CRIME CLUB: DEATH BLEW OUT THE MATCH (MUTUAL, 1946)---A small boat approaching a Cape Cod island carries passengers to a rather dangerous interlude involving an accident-rended invalid. Host: Raymond E. Johnson. Additional cast: Unknown. Writer: Possibly Wyllis Cooper.

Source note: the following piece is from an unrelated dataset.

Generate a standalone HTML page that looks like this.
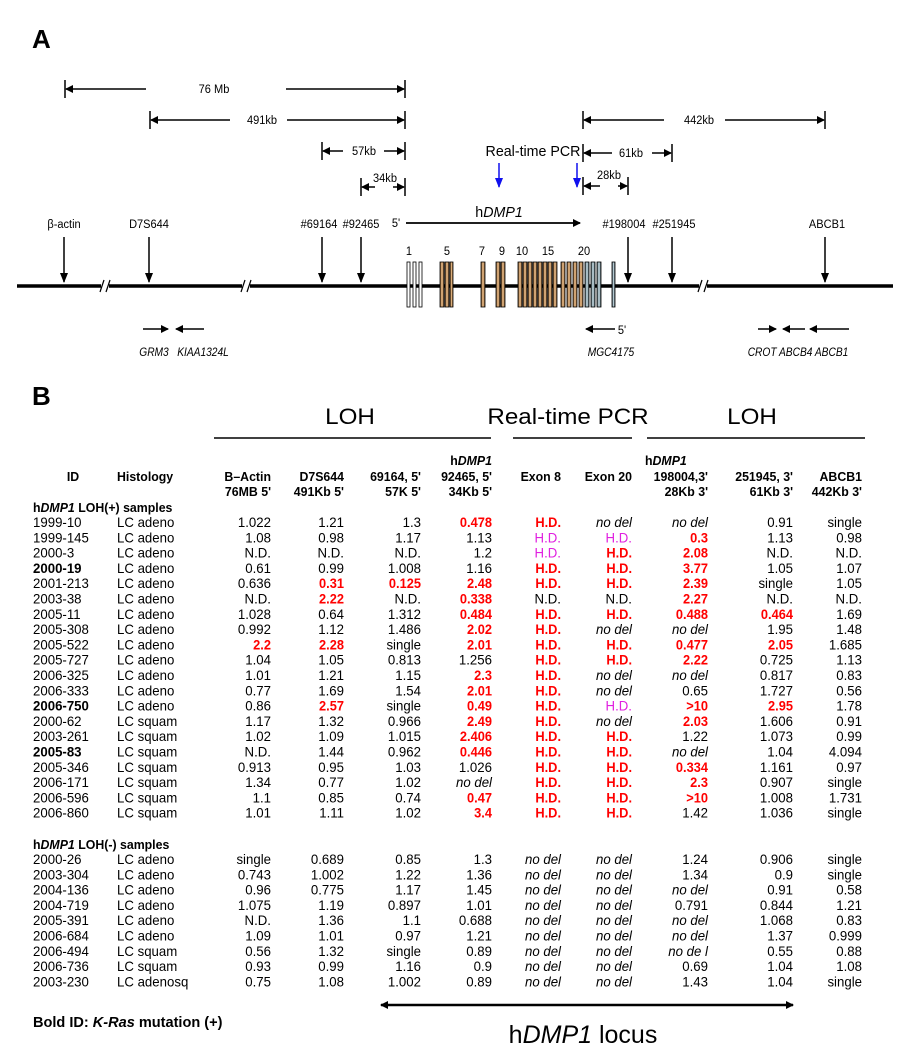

YOU BET YOUR LIFE: THE SECRET WORD IS "FACE" (NBC, 1953)---And facing Groucho Marx are a pair of grandparents (not related), a telephone girl paired with a small town mayor, and a department store buyer paired with a circus worker. Announcer: George Fenneman.

PREMIERING TODAY . . .

1893---William Gaxton (actor: Broadway Showtime), San Francisco.
1895---Jesse Crawford (organist: Paramount Publix Hour; Counterspy), Woodland, California; Warren William (actor: Lux Radio Theater), Aitkin, Minnesota.
1898---Peter Goo Chong (actor: Collier's Hour; The Eddie Cantor Show; This Day is Ours), Miu, China.
1902---Howard Koch (writer: War of the Worlds), New York City.
1906---Donald Woods (actor: Those We Love; The Woolworth Hour), Brandon, Manitoba.
1910---Robert Paige (actor: Old Gold Comedy Theater; Screen Guild Theater; Lux Radio Theater), Indianapolis.
1915---Adolph Green (composer: Columbia Presents Corwin), New York City; Paul Mann (actor: The Adventures of Topper; Passport for Adams), Toronto, Ontario.
1916---Charlie Ventura (tenor saxophonist, Gene Krupa Orchestra: Spotlight Bands), Philadelphia.
1917---Sylvia Sims (actress: Suspense; Broadway is My Beat; Yours Truly, Johnny Dollar), New York City.
1918---Milton Delugg (conductor: Music Depreciation), Los Angeles; Ezra Stone (actor: The Fleischmann Hour; The Kate Smith Hour; The Aldrich Family), New Bedford, Massachussetts.
1925---Julie Harris (actress: The CBS Radio Mystery Theater), Grosse Point Park, Michigan.